Source code of charts:
····················

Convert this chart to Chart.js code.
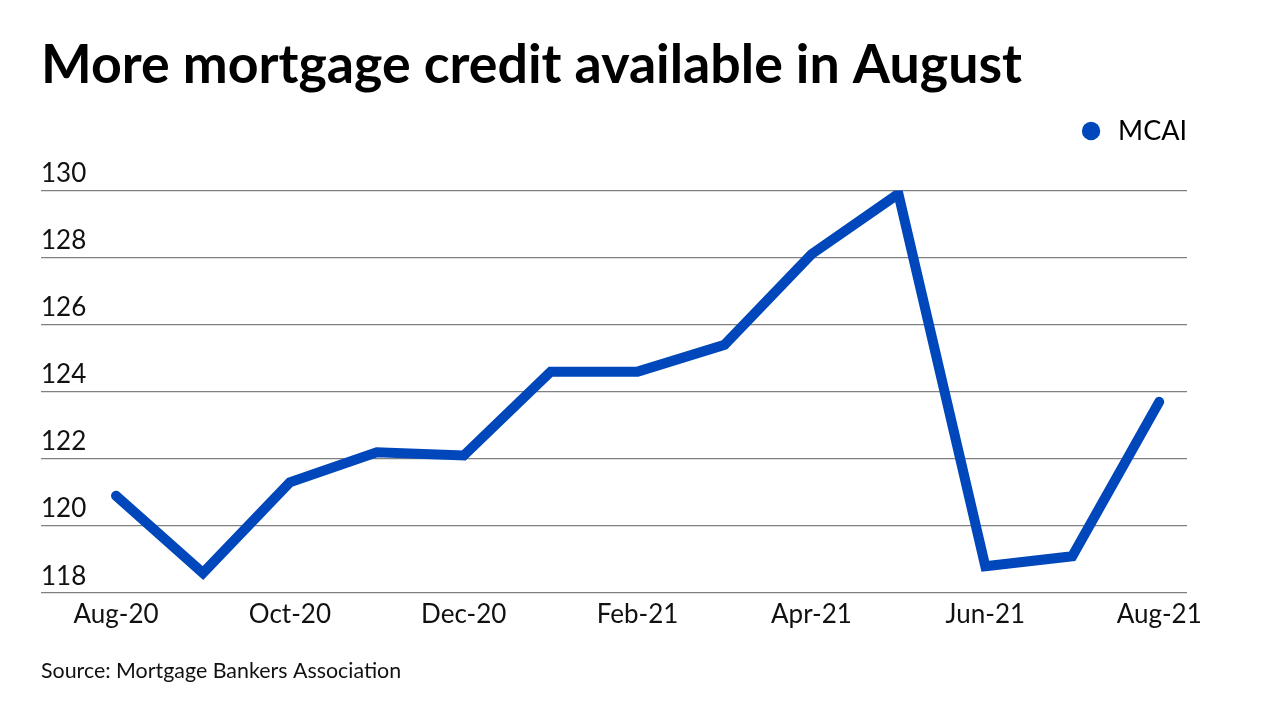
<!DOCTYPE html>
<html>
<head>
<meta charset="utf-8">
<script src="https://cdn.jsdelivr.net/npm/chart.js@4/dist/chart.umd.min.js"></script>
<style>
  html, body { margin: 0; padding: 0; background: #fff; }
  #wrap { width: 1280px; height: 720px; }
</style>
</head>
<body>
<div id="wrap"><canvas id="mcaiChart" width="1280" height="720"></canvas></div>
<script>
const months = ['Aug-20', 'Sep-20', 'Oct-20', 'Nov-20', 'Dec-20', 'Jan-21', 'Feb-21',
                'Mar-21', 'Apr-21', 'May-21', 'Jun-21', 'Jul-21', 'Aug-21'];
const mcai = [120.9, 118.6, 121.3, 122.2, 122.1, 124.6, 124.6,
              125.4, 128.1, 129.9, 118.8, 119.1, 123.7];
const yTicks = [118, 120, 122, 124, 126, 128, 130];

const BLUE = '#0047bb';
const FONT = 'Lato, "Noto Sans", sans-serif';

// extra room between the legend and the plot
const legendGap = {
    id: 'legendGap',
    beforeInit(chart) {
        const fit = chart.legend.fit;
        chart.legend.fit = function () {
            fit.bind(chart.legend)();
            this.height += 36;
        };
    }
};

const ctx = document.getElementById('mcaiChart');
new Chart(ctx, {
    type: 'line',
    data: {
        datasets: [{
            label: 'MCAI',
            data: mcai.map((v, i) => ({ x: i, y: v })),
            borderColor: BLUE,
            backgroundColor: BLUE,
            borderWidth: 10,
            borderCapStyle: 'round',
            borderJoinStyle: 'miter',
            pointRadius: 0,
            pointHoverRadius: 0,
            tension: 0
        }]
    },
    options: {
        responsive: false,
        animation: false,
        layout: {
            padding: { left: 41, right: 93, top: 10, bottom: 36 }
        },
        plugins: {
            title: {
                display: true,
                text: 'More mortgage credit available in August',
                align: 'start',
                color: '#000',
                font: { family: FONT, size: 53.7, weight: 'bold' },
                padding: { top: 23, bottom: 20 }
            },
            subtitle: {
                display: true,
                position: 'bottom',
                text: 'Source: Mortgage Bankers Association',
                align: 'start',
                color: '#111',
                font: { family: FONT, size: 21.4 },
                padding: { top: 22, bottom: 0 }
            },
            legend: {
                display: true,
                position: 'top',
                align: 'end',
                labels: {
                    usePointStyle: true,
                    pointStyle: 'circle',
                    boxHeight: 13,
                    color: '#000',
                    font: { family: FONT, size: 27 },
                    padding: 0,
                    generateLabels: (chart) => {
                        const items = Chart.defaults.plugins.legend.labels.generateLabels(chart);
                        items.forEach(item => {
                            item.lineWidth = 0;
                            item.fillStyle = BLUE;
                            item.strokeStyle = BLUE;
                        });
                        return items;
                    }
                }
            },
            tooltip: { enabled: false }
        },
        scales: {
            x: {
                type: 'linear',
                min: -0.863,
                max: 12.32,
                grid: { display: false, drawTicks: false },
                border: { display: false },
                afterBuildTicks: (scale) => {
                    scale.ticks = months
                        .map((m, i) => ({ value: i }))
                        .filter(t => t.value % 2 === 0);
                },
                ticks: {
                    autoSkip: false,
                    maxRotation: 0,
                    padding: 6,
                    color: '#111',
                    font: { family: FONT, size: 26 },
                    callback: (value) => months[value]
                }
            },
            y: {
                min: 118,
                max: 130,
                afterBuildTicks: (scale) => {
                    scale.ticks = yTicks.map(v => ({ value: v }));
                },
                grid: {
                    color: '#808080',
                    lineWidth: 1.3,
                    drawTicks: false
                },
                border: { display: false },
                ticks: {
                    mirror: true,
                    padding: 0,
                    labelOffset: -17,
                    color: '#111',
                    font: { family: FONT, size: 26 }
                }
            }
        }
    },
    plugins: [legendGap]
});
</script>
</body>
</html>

····················

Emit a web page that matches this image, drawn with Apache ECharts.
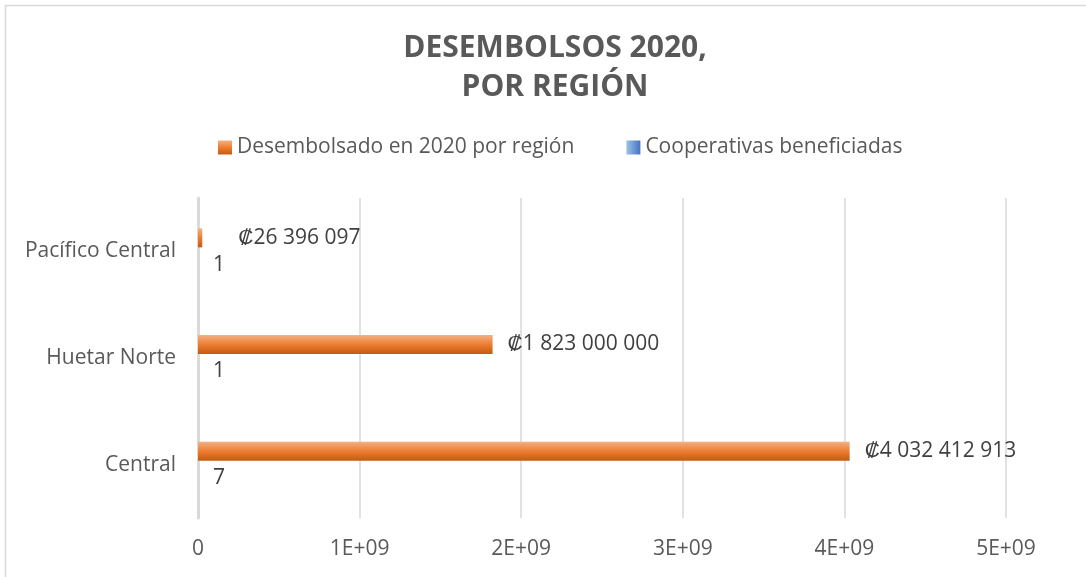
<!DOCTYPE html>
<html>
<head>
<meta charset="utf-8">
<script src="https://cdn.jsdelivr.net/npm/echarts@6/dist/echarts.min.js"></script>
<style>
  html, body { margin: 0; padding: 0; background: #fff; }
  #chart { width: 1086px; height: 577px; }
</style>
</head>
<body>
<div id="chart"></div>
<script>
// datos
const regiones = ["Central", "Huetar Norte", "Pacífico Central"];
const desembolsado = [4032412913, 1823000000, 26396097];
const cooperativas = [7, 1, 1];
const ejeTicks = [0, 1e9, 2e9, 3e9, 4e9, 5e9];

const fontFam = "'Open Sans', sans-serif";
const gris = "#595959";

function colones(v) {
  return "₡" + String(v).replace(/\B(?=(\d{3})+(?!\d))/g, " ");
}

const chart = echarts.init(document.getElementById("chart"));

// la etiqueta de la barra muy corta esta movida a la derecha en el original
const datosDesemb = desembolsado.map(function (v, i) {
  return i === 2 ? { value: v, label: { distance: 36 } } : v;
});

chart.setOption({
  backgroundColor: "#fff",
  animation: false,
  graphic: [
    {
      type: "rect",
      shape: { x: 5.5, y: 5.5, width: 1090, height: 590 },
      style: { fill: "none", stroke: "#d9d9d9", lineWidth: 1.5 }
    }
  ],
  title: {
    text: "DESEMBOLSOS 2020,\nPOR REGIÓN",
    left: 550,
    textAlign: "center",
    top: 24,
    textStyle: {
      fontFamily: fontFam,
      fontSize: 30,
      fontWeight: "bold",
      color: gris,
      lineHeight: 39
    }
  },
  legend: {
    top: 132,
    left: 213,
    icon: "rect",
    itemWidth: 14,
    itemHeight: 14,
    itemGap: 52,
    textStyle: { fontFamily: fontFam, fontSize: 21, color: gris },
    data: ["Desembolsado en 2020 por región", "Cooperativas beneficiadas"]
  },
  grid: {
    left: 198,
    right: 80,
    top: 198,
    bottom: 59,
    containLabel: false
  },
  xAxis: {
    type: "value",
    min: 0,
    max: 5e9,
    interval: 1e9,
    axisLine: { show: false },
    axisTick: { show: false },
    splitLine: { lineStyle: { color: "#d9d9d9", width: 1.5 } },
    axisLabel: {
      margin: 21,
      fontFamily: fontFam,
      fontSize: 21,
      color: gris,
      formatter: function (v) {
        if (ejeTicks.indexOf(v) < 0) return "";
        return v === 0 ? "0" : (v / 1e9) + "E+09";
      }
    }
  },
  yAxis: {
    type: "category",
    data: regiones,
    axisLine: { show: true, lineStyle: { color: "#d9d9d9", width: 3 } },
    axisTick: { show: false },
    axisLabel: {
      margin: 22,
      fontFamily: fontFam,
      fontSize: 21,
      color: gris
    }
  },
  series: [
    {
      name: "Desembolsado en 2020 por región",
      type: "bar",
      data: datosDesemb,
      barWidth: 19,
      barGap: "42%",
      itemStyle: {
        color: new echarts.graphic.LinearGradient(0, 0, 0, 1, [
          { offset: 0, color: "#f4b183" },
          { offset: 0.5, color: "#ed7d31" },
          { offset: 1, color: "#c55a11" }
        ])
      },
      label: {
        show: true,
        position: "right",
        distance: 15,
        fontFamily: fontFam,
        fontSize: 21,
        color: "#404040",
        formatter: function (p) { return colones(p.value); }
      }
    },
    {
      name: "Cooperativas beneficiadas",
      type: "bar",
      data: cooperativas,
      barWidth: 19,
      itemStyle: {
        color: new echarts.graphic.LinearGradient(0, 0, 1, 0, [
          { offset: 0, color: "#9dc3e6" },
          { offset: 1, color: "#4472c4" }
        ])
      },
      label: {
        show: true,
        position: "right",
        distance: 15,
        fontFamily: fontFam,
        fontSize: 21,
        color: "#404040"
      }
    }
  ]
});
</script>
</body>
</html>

····················

Challenge: For the listing above, identify each line bearing "this".

Written solution:
Convert this chart to Chart.js code.
            this.height += 36;
Emit a web page that matches this image, drawn with Apache ECharts.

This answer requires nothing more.